Gender-Variant People

Before the 19th century, preceding the work of Charles Darwin, Sigmund Freud, Karl Marx, and Emile Durkheim, it was widely believed that there were only two sexes. It was “natural” to belong to one or the other, no matter what the individual desired. The problem of “anomalous” individuals became prominent at the time of Darwin and Freud, but it seems it did not significantly alter their understanding of what was “natural” and “normal” in human sexual behavior. However, the 19th-century sexologists and sexual activists and reformers were preoccupied with this problem, attempting to introduce new terminology and hence classify the gender-variant people. Concepts such as Uranians, homosexuals, psychic hermaphrodites, or the intermediate sex were coined, aiming to identify persons whose minds, bodies, or behavior seemed to challenge sexual dimorphism. In 1923, Magnus Hirschfeld coined the term transsexual, whereas a few years before that, in 1917, the first genital reassignment surgery helped Dr. Alan Hart achieve his female-to-male transformation. Hart's case was published in 1920, in the Journal of Nervous and Mental Disorders by Dr. Joshua Gilbert, who assisted Hart with his transition and who kept the identity of his patient a secret.
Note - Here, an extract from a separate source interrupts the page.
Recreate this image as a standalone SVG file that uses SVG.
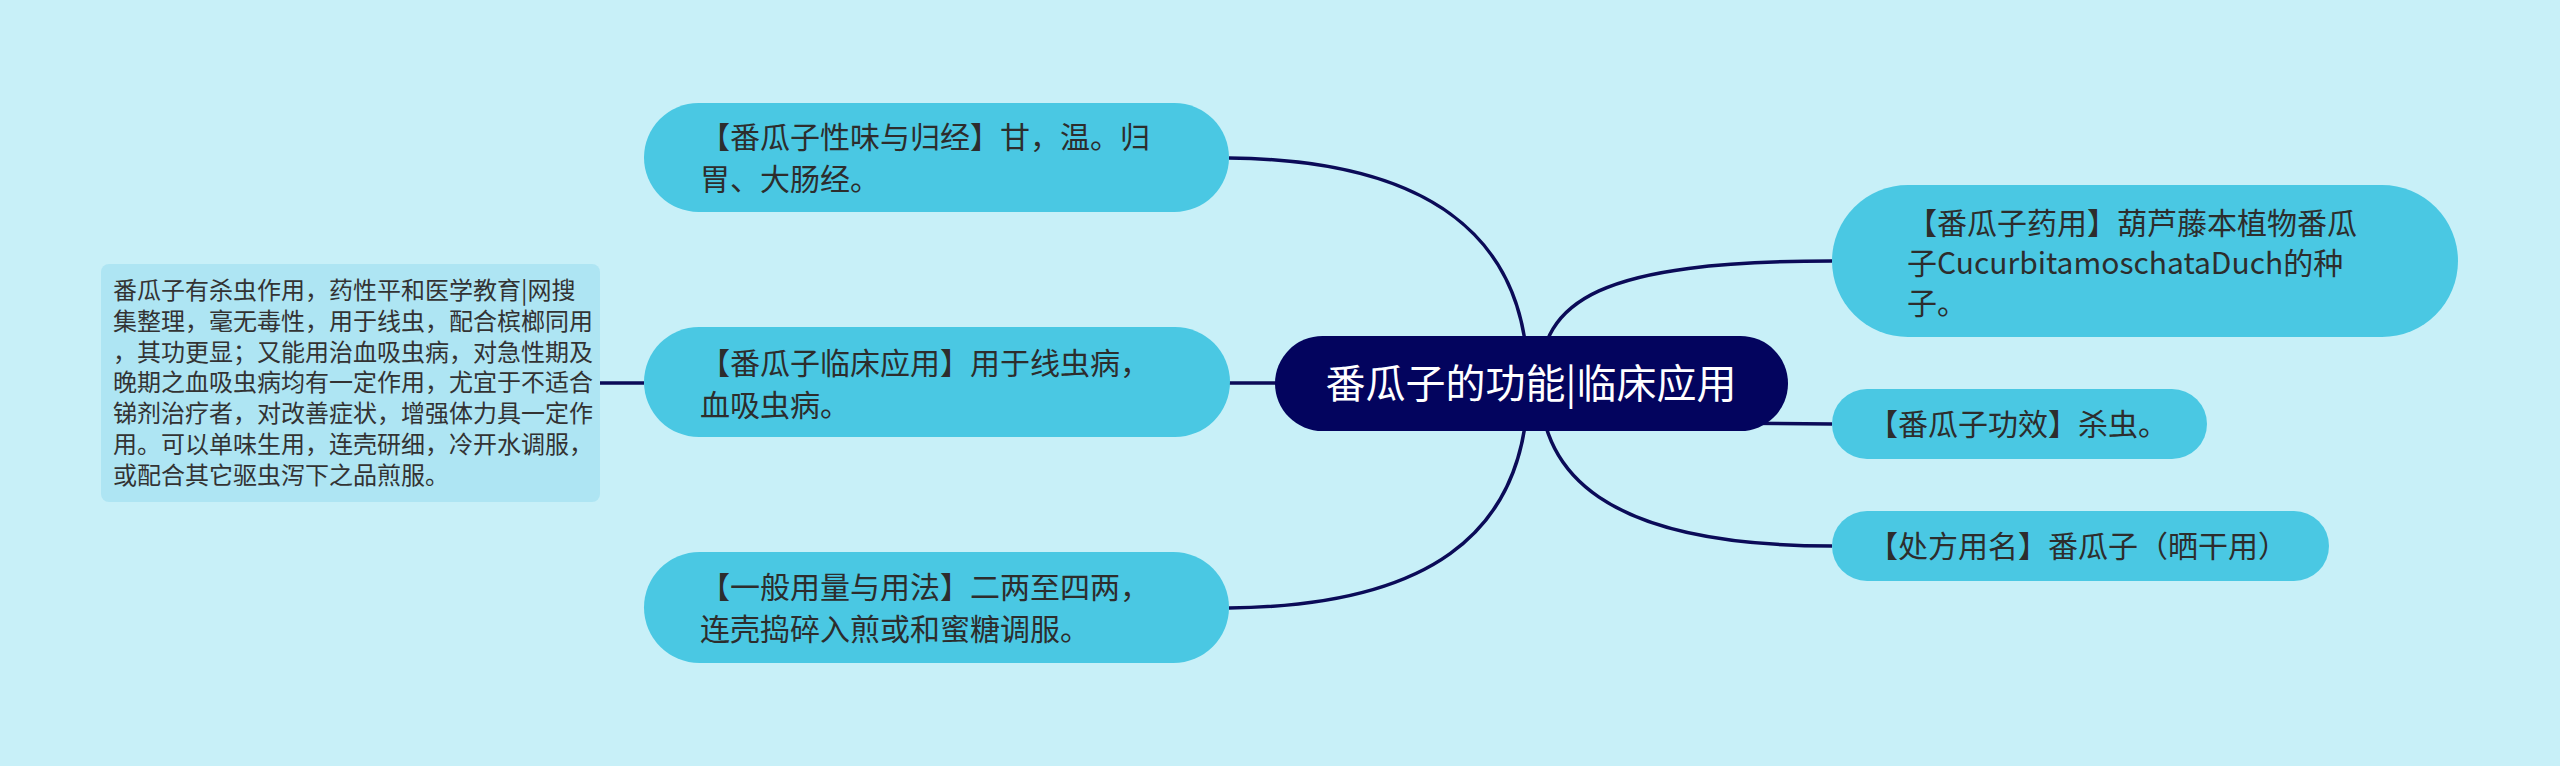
<svg xmlns="http://www.w3.org/2000/svg" width="2560" height="766" viewBox="0 0 2560 766">
<style>
.pill{fill:#4ac8e3;}
.box{fill:#aee5f3;}
.center{fill:#03045e;}
.t{font-family:"Noto Sans CJK SC","Noto Sans",sans-serif;font-size:30px;fill:#2d2d2d;}
.s{font-family:"Noto Sans CJK SC","Noto Sans",sans-serif;font-size:24px;fill:#333333;}
.c{font-family:"Noto Sans CJK SC","Noto Sans",sans-serif;font-size:40px;fill:#ffffff;text-anchor:middle;}
.ln{fill:none;stroke:#0b0b58;stroke-width:3.5;}
</style>
<rect width="2560" height="766" fill="#c8f0f8"/>
<g id="connectors">
<path class="ln" d="M1229,158 C1420,160 1528,230 1528,383"/>
<path class="ln" d="M1229,383 L1400,383"/>
<path class="ln" d="M1229,608 C1420,606 1528,540 1528,383"/>
<path class="ln" d="M1540,383 C1540,300 1600,261 1832,261"/>
<path class="ln" d="M1700,423 L1832,424"/>
<path class="ln" d="M1540,383 C1540,470 1600,546 1832,546"/>
<path class="ln" d="M600,383 L644,383"/>
</g>
<g id="node-center">
<rect class="center" x="1275" y="336" width="513" height="95" rx="47.5"/>
<text class="c" x="1531" y="398">番瓜子的功能|临床应用</text>
</g>
<g id="node-xingwei">
<rect class="pill" x="644" y="103" width="585" height="109" rx="54.5"/>
<text class="t" x="700" y="148">【番瓜子性味与归经】甘，温。归</text>
<text class="t" x="700" y="190">胃、大肠经。</text>
</g>
<g id="node-linchuang">
<rect class="pill" x="644" y="327" width="586" height="110" rx="55"/>
<text class="t" x="700" y="374">【番瓜子临床应用】用于线虫病，</text>
<text class="t" x="700" y="416">血吸虫病。</text>
</g>
<g id="node-yongliang">
<rect class="pill" x="644" y="552" width="585" height="111" rx="55.5"/>
<text class="t" x="700" y="598">【一般用量与用法】二两至四两，</text>
<text class="t" x="700" y="640">连壳捣碎入煎或和蜜糖调服。</text>
</g>
<g id="node-detail">
<rect class="box" x="101" y="264" width="499" height="238" rx="8"/>
<text class="s" x="113" y="299">番瓜子有杀虫作用，药性平和医学教育|网搜</text>
<text class="s" x="113" y="330">集整理，毫无毒性，用于线虫，配合槟榔同用</text>
<text class="s" x="113" y="361">，其功更显；又能用治血吸虫病，对急性期及</text>
<text class="s" x="113" y="391">晚期之血吸虫病均有一定作用，尤宜于不适合</text>
<text class="s" x="113" y="422">锑剂治疗者，对改善症状，增强体力具一定作</text>
<text class="s" x="113" y="453">用。可以单味生用，连壳研细，冷开水调服，</text>
<text class="s" x="113" y="484">或配合其它驱虫泻下之品煎服。</text>
</g>
<g id="node-yaoyong">
<rect class="pill" x="1832" y="185" width="626" height="152" rx="76"/>
<text class="t" x="1907" y="234">【番瓜子药用】葫芦藤本植物番瓜</text>
<text class="t" x="1907" y="274">子CucurbitamoschataDuch的种</text>
<text class="t" x="1907" y="314">子。</text>
</g>
<g id="node-gongxiao">
<rect class="pill" x="1832" y="389" width="375" height="70" rx="35"/>
<text class="t" x="1868" y="435">【番瓜子功效】杀虫。</text>
</g>
<g id="node-chufang">
<rect class="pill" x="1832" y="511" width="497" height="70" rx="35"/>
<text class="t" x="1868" y="557">【处方用名】番瓜子（晒干用）</text>
</g>
</svg>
The early-20th-century researchers believed that gender and sexual behavior were the result of a sexually dimorphic brain. The brain itself was believed to have a sex, which was most often in accordance with chromosomal and genital sex; however, just as there were genital or chromosomal intersex conditions, there were cases of the brain intersex morphology too, causing gender identity that was at odds with either chromosomal or somatic sex. Hirschfeld's concept of sexual intermediates, or intersex, included, for example, the whole spectrum of what is today called queer expression—gay, lesbian, transgender, and transsexual. His Institute for Sexology in Berlin, established in 1919, provided endocrinological and surgical services to transgender individuals, one of them being Lili Elbe, a case well-known in the literature on gender transgression as well as on the history of sexology. After the Nazis closed the institute in 1933, there were no cases of gender transgression in Europe accompanied by surgery until the case of Christine Jorgensen in Denmark in 1952. Surgical sex change, however, was not a choice of all gender transgressors. For example, Virginia Prince—the Southern Californian advocate for heterosexual male transvestites and the author of 1960s self-help books How to Be a Woman Though Male and The Transvestite and His Wife—argued for change of gender through nonsurgical means. She was the first person to use the term transgender.